Video Chat & Matching
Matching is a routine-level concept, not experiment-level. Each video-chat routine defines its own matching configuration, meaning a single experiment can include multiple video-chat sessions with different matching strategies and partner assignments.
How matching works
When a participant reaches a matching routine, they enter a Redis-backed waiting room keyed by experiment ID and routine name. The matching routine displays a waiting screen with a live counter showing how many participants are in the queue. The server continuously evaluates the queue against the matching configuration and forms groups when the requirements are met.
Matching strategies
FIFO
First-come-first-served queue matching. Participants are matched in the order they arrive. When enough participants are waiting (as defined by the session size), the server forms a group from the earliest arrivals and moves them into a video-chat session.
Property-Based
Filters participants into named slots based on their properties — such as assigned condition, survey responses, or demographic data. Each slot defines filter criteria that a participant must match. The server only forms a group when every slot is filled by a qualifying participant.
Manual
The experimenter assigns participants to groups manually via the admin dashboard. Participants wait in the queue until the experimenter explicitly creates a match. Used when automated matching logic is insufficient or when the researcher needs direct control over pairings.
Timeouts
Each matching configuration includes a timeout duration. When a participant has been waiting longer than the configured timeout, the system can either continue waiting indefinitely or proceed without a match, depending on the timeout action setting. This prevents participants from being stuck in a waiting room if a match never arrives.
WebRTC connections
Video chat uses native browser WebRTC APIs — no PeerJS or other third-party libraries.

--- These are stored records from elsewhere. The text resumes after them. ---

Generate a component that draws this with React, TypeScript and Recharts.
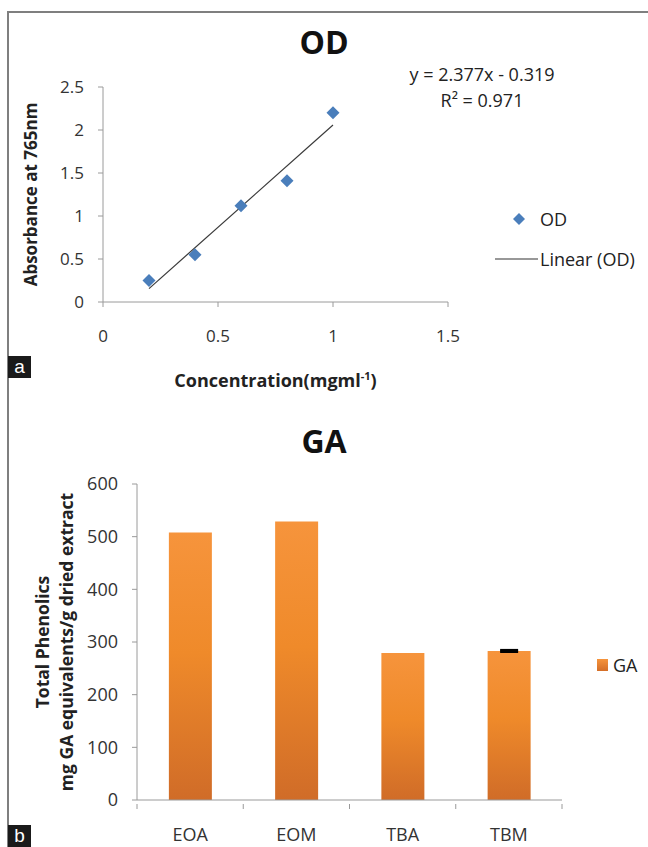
import React from 'react';
import {
  ScatterChart,
  Scatter,
  BarChart,
  Bar,
  ErrorBar,
  XAxis,
  YAxis,
  Legend,
} from 'recharts';

// panel a: calibration points
const odConcentration = [0.2, 0.4, 0.6, 0.8, 1.0];
const odAbsorbance = [0.25, 0.55, 1.12, 1.41, 2.2];
// fitted trend line end points (y = 2.377x - 0.319)
const trendX = [0.2, 1.0];
const trendY = [0.156, 2.058];
const xTicksA = [0, 0.5, 1, 1.5];
const yTicksA = [0, 0.5, 1, 1.5, 2, 2.5];

// panel b: total phenolics
const gaCategories = ['EOA', 'EOM', 'TBA', 'TBM'];
const gaValues = [508, 529, 279, 283];
const gaErrors = [0, 0, 0, 1.5];
const yTicksB = [0, 100, 200, 300, 400, 500, 600];

const FONT = '"Open Sans", sans-serif';
const AXIS = '#9a9a9a';
const BLUE = '#4a7ebb';

const odData = odConcentration.map((x, i) => ({ x, y: odAbsorbance[i] }));
const trendData = trendX.map((x, i) => ({ x, y: trendY[i] }));
const gaData = gaCategories.map((name, i) => ({ name, GA: gaValues[i], err: gaErrors[i] }));

const Diamond = (props: any) => {
  const { cx, cy } = props;
  const r = 6.5;
  return (
    <polygon
      points={`${cx},${cy - r} ${cx + r},${cy} ${cx},${cy + r} ${cx - r},${cy}`}
      fill={BLUE}
    />
  );
};

const YLabelA = (props: any) => {
  const { viewBox } = props;
  const x = viewBox.x + 18;
  const y = viewBox.y + viewBox.height / 2;
  return (
    <text x={x} y={y} transform={`rotate(-90, ${x}, ${y})`} textAnchor="middle"
      dominantBaseline="central" fontFamily={FONT} fontWeight="bold" fontSize={17} fill="#222">
      Absorbance at 765nm
    </text>
  );
};

const XLabelA = (props: any) => {
  const { viewBox } = props;
  const x = viewBox.x + viewBox.width / 2;
  const y = viewBox.y + 85;
  return (
    <text x={x} y={y} textAnchor="middle" fontFamily={FONT} fontWeight="bold" fontSize={18} fill="#222">
      Concentration(mgml<tspan fontSize={11} dy={-7}>-1</tspan><tspan dy={7}>)</tspan>
    </text>
  );
};

const YLabelB = (props: any) => {
  const { viewBox } = props;
  const y = viewBox.y + viewBox.height / 2;
  const x1 = 42;
  const x2 = 66;
  return (
    <g fontFamily={FONT} fontWeight="bold" fontSize={17.5} fill="#222">
      <text x={x1} y={y} transform={`rotate(-90, ${x1}, ${y})`} textAnchor="middle" dominantBaseline="central">
        Total Phenolics
      </text>
      <text x={x2} y={y} transform={`rotate(-90, ${x2}, ${y})`} textAnchor="middle" dominantBaseline="central">
        mg GA equivalents/g dried extract
      </text>
    </g>
  );
};

// category ticks: label at centre, tick marks on the band edges
const BAND_B = (648 - 137 - 86) / 4;
const CategoryTick = (props: any) => {
  const { x, y, payload, index } = props;
  return (
    <g>
      <line x1={x - BAND_B / 2} x2={x - BAND_B / 2} y1={y - 24} y2={y - 19} stroke={AXIS} />
      {index === gaCategories.length - 1 && (
        <line x1={x + BAND_B / 2} x2={x + BAND_B / 2} y1={y - 24} y2={y - 19} stroke={AXIS} />
      )}
      <text x={x} y={y} dy="0.71em" textAnchor="middle" fontFamily={FONT} fontSize={18} fill="#333">
        {payload.value}
      </text>
    </g>
  );
};

const LegendA = () => (
  <div style={{ fontFamily: FONT, fontSize: 18, color: '#222' }}>
    <div style={{ display: 'flex', alignItems: 'center', height: 30 }}>
      <svg width={50} height={20}>
        <polygon points="29,4 35,10 29,16 23,10" fill={BLUE} />
      </svg>
      <span>OD</span>
    </div>
    <div style={{ display: 'flex', alignItems: 'center', height: 30, marginTop: 10 }}>
      <svg width={50} height={20}>
        <line x1={5} x2={48} y1={10} y2={10} stroke="#333" strokeWidth={1.2} />
      </svg>
      <span style={{ whiteSpace: 'nowrap' }}>Linear (OD)</span>
    </div>
  </div>
);

const LegendB = () => (
  <div style={{ display: 'flex', alignItems: 'center', fontFamily: FONT, fontSize: 18, color: '#222' }}>
    <svg width={16} height={14}>
      <defs>
        <linearGradient id="legGrad" x1="0" y1="0" x2="0" y2="1">
          <stop offset="0%" stopColor="#f6943c" />
          <stop offset="100%" stopColor="#d46e28" />
        </linearGradient>
      </defs>
      <rect x={0} y={1} width={11} height={12} fill="url(#legGrad)" />
    </svg>
    <span>GA</span>
  </div>
);

const Tag = ({ letter, top }: { letter: string; top: number }) => (
  <div style={{
    position: 'absolute', left: 8, top, width: 23, height: 22, background: '#1a1a1a', color: '#fff',
    fontFamily: '"Liberation Sans", Arial, sans-serif', fontSize: 19, lineHeight: '21px', textAlign: 'center',
  }}>{letter}</div>
);

export default function App() {
  return (
    <div style={{ position: 'absolute', left: 0, top: 0, width: 648, height: 847, overflow: 'hidden', background: '#fff' }}>
      {/* outer frame */}
      <div style={{ position: 'absolute', left: 7, top: 11, width: 660, height: 860, borderLeft: '2px solid #7f7f7f', borderTop: '2px solid #7f7f7f' }} />

      <div style={{ position: 'absolute', left: 0, top: 20, width: 648, textAlign: 'center', fontFamily: FONT, fontWeight: 'bold', fontSize: 32, color: '#111' }}>
        OD
      </div>
      <div style={{ position: 'absolute', left: 382, top: 61, width: 200, textAlign: 'center', fontFamily: FONT, fontSize: 18, color: '#222', lineHeight: '26px' }}>
        <div style={{ whiteSpace: 'nowrap' }}>y = 2.377x - 0.319</div>
        <div>R² = 0.971</div>
      </div>

      <div style={{ position: 'absolute', left: 0, top: 0 }}>
        <ScatterChart width={648} height={400} margin={{ top: 87, right: 200, bottom: 28, left: 12 }}>
          <XAxis
            dataKey="x"
            type="number"
            domain={[0, 1.5]}
            ticks={xTicksA}
            tickSize={5}
            tickMargin={23}
            height={70}
            stroke={AXIS}
            tick={{ fill: '#333', fontFamily: FONT, fontSize: 17 }}
            label={<XLabelA />}
          />
          <YAxis
            dataKey="y"
            type="number"
            domain={[0, 2.5]}
            ticks={yTicksA}
            tickSize={5}
            tickMargin={14}
            width={91}
            stroke={AXIS}
            tick={{ fill: '#333', fontFamily: FONT, fontSize: 17 }}
            label={<YLabelA />}
          />
          <Scatter
            data={trendData}
            line={{ stroke: '#3a3a3a', strokeWidth: 1.2 }}
            shape={() => <g />}
            isAnimationActive={false}
          />
          <Scatter data={odData} shape={<Diamond />} isAnimationActive={false} />
          <Legend
            layout="vertical"
            align="center"
            verticalAlign="middle"
            content={<LegendA />}
            wrapperStyle={{ position: 'absolute', left: 490, top: 204, width: 158 }}
          />
        </ScatterChart>
      </div>
      <Tag letter="a" top={356} />

      <div style={{ position: 'absolute', left: 0, top: 419, width: 648, textAlign: 'center', fontFamily: FONT, fontWeight: 'bold', fontSize: 32, color: '#111' }}>
        GA
      </div>

      <div style={{ position: 'absolute', left: 0, top: 400 }}>
        <BarChart width={648} height={447} data={gaData} margin={{ top: 84, right: 86, bottom: 7, left: 20 }} barCategoryGap="30%">
          <defs>
            <linearGradient id="gaGrad" x1="0" y1="0" x2="0" y2="1">
              <stop offset="0%" stopColor="#f6943c" />
              <stop offset="45%" stopColor="#ef8a2a" />
              <stop offset="100%" stopColor="#d06c28" />
            </linearGradient>
          </defs>
          <XAxis
            dataKey="name"
            height={40}
            tickLine={false}
            tickSize={5}
            tickMargin={23}
            stroke={AXIS}
            tick={<CategoryTick />}
          />
          <YAxis
            type="number"
            domain={[0, 600]}
            ticks={yTicksB}
            tickSize={5}
            tickMargin={14}
            width={117}
            stroke={AXIS}
            tick={{ fill: '#333', fontFamily: FONT, fontSize: 18 }}
            label={<YLabelB />}
          />
          <Bar dataKey="GA" fill="url(#gaGrad)" isAnimationActive={false}>
            <ErrorBar dataKey="err" width={9} strokeWidth={2.5} stroke="#000" />
          </Bar>
          <Legend
            layout="vertical"
            align="center"
            verticalAlign="middle"
            content={<LegendB />}
            wrapperStyle={{ position: 'absolute', left: 597, top: 253, width: 60 }}
          />
        </BarChart>
      </div>
      <Tag letter="b" top={825} />
    </div>
  );
}
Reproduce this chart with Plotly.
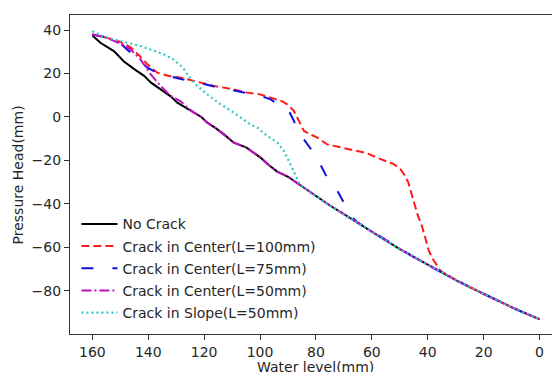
import plotly.graph_objects as go

# ---- data ----
no_crack_x = [160, 157, 152.3, 148.7, 145, 141.5, 139, 135.6, 132, 129.6, 126, 123.7, 121, 118.9,
              116, 112.9, 109.4, 105, 102, 99.8, 97, 94, 90, 87.9, 85, 80, 75, 70, 65, 60, 55,
              50, 45, 40, 35, 30, 25, 20, 15, 10, 5, 0]
no_crack_y = [37.5, 34, 30.3, 25.5, 22, 18.9, 15.8, 12.7, 9.5, 6.6, 4, 2, 0, -2.6,
              -5, -8, -11.8, -14, -16.5, -18.7, -22, -25, -27.5, -29.4, -32, -36.5, -40.7, -44.7,
              -48.6, -52.6, -56.8, -60.8, -64.4, -68, -71.6, -75, -78.2, -81.4, -84.6, -87.5, -90.3, -93]

c100_x = [160, 155, 150, 146.3, 143, 140.3, 136.8, 133, 128.4, 123.7, 120, 116.5, 110, 104.6, 100,
          96.2, 92, 90.3, 88, 86.7, 84.3, 81.5, 79.5, 76, 72, 67.6, 62, 58.1, 55, 52.2, 50, 48.5,
          47, 46.1, 44.5, 43.7, 42, 41.3, 39.6, 38, 36.5, 35.4, 33, 30.7, 28, 25, 20, 15, 10, 5, 0]
c100_y = [38, 36.5, 34.5, 32, 28, 24.2, 20.4, 19, 18.1, 16.6, 15.5, 14.3, 12.8, 11.2, 10.4,
          8.9, 7.2, 5.8, 3, -0.3, -6.4, -8.3, -9.5, -12.6, -13.8, -14.9, -16.6, -18.7, -20.2, -21.7,
          -23.6, -26.3, -30, -34, -40, -44.7, -50.5, -53.9, -61.6, -65.7, -69, -70.8, -72.7, -74.3,
          -76.5, -78.2, -81.4, -84.6, -87.5, -90.3, -93]

c75_x = [160, 155, 150, 147.6, 143, 140.3, 138, 133, 128.4, 123.7, 120, 116.5, 110, 104.6, 100,
         96.2, 92.7, 90, 88, 86.1, 82, 80, 76, 73.6, 69.4, 67.6, 65, 60, 55, 50, 45, 40, 35, 30,
         25, 20, 15, 10, 5, 0]
c75_y = [38, 36.5, 34, 31, 26, 22.7, 21.1, 19, 17.5, 16.3, 15.2, 14, 12.4, 10.8, 9.8,
         8.1, 5.1, 3.5, -1.5, -7.2, -14.1, -17.9, -27.9, -30.9, -40.9, -45.5, -48.6, -52.6, -56.8,
         -60.8, -64.4, -68, -71.6, -75, -78.2, -81.4, -84.6, -87.5, -90.3, -93]

c50_x = [160, 155, 152.3, 149, 146.3, 142.8, 139.1, 135.6, 132, 128.4, 126, 123.7, 121, 118.9,
         116, 112.9, 109.4, 105, 102, 99.8, 97, 94, 90, 87.9, 85, 80, 75, 70, 65, 60, 55,
         50, 45, 40, 35, 30, 25, 20, 15, 10, 5, 0]
c50_y = [38, 36.5, 35, 33.2, 31, 26.5, 19.6, 14.3, 9.7, 7.2, 4.3, 2, 0, -2.6,
         -5, -8, -11.8, -14, -16.5, -18.7, -22, -25, -27.5, -29.4, -32, -36.5, -40.7, -44.7,
         -48.6, -52.6, -56.8, -60.8, -64.4, -68, -71.6, -75, -78.2, -81.4, -84.6, -87.5, -90.3, -93]

slope_x = [160, 156, 152.3, 147, 142.8, 138, 134.4, 131, 129.6, 127.5, 126, 123.1, 118.9, 114.1,
           110, 107, 103.4, 101, 97.4, 93.8, 91.5, 89.7, 87.9, 86.1, 85, 80, 75, 70, 65, 60, 55,
           50, 45, 40, 35, 30, 25, 20, 15, 10, 5, 0]
slope_y = [39.5, 37, 35.7, 34, 32.6, 30.5, 28.8, 26.5, 25, 22.5, 19.6, 15, 10.4, 5.8,
           2.5, -0.3, -3.5, -4.9, -8.7, -11.8, -15.6, -20.2, -25.6, -30.2, -32, -36.5, -40.7, -44.7,
           -48.6, -52.6, -56.8, -60.8, -64.4, -68, -71.6, -75, -78.2, -81.4, -84.6, -87.5, -90.3, -93]

names = ["No Crack", "Crack in Center(L=100mm)", "Crack in Center(L=75mm)",
         "Crack in Center(L=50mm)", "Crack in Slope(L=50mm)"]
x_ticks = [160, 140, 120, 100, 80, 60, 40, 20, 0]
y_ticks = [40, 20, 0, -20, -40, -60, -80]

series = [(no_crack_x, no_crack_y), (c100_x, c100_y), (c75_x, c75_y),
          (c50_x, c50_y), (slope_x, slope_y)]
styles = [
    dict(color="#000000", width=2, dash="solid"),
    dict(color="#ff1a1a", width=2, dash="8px,4px"),
    dict(color="#1010e0", width=2, dash="12px,19px"),
    dict(color="#c010c0", width=2, dash="10px,3px,2px,3px"),
    dict(color="#30c8c8", width=2.2, dash="2px,3px"),
]

FONT = "DejaVu Sans"
fig = go.Figure()
for i, ((xs, ys), nm, st) in enumerate(zip(series, names, styles)):
    fig.add_trace(go.Scatter(x=xs, y=ys, mode="lines", name=nm, line=st,
                             legendgroup=f"g{i}"))

axis_common = dict(showline=True, linecolor="#333333", linewidth=1.3, ticks="outside",
                   ticklen=5, tickwidth=1.3, tickcolor="#333333", showgrid=False,
                   zeroline=False, tickfont=dict(family=FONT, size=14, color="#262626"))

fig.update_layout(
    width=552, height=372,
    margin=dict(l=70, r=0, t=15, b=38),
    paper_bgcolor="white", plot_bgcolor="white",
    showlegend=True,
    legend=dict(x=0.0133, y=0.394, xanchor="left", yanchor="top",
                bgcolor="rgba(0,0,0,0)", tracegroupgap=1, itemwidth=36,
                font=dict(family=FONT, size=14, color="#262626")),
    xaxis=dict(range=[168, -4.45], tickvals=x_ticks, mirror=True, **axis_common),
    yaxis=dict(range=[-99.8, 46.9], tickvals=y_ticks, **axis_common),
    annotations=[
        dict(text="Water level(mm)", xref="paper", yref="paper", x=(315 - 70) / 482,
             y=-0.104, xanchor="center", yanchor="middle", showarrow=False,
             font=dict(family=FONT, size=14, color="#262626")),
        dict(text="Pressure Head(mm)", xref="paper", yref="paper", x=-0.108, y=0.5,
             textangle=-90, xanchor="center", yanchor="middle", showarrow=False,
             font=dict(family=FONT, size=14, color="#262626")),
    ],
)

fig.write_html("out.html", config={"displayModeBar": False},
               post_script="document.body.style.margin='0';document.body.style.overflow='hidden';")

Socket.IO relays the signaling messages (SDP offers, SDP answers, and ICE candidates) between peers. Once signaling is complete, media streams flow directly between participant browsers in a peer-to-peer connection.
Multiple Devices
AME supports supplementary devices — a phone or tablet that acts as an additional camera or input controller for the participant. This enables multi-angle video capture and remote interaction without additional hardware.
Connection flow
The participant scans a QR code displayed in the experiment interface to pair their device to the current session. The supplementary device connects via WebRTC, establishing a direct media or data channel with the main experiment browser. No app installation is required — the device opens a web page that handles the connection.
Camera
Streams video from the device's camera (front or rear facing) to be recorded alongside the main webcam. Enables multi-angle capture — for example, recording a participant's face with the webcam and their hands with a phone camera simultaneously.
Controller
Sends input events (taps, gestures) from the device to the experiment, enabling remote control interactions. The phone screen becomes a secondary input surface that participants can use during the experiment.
Multi-capture coordination
The multi-capture element orchestrates recording from all connected sources simultaneously. It manages synchronization of multiple video and audio streams — from the main webcam, supplementary device cameras, and desktop capture — uploading each stream independently with resumable chunked transfers.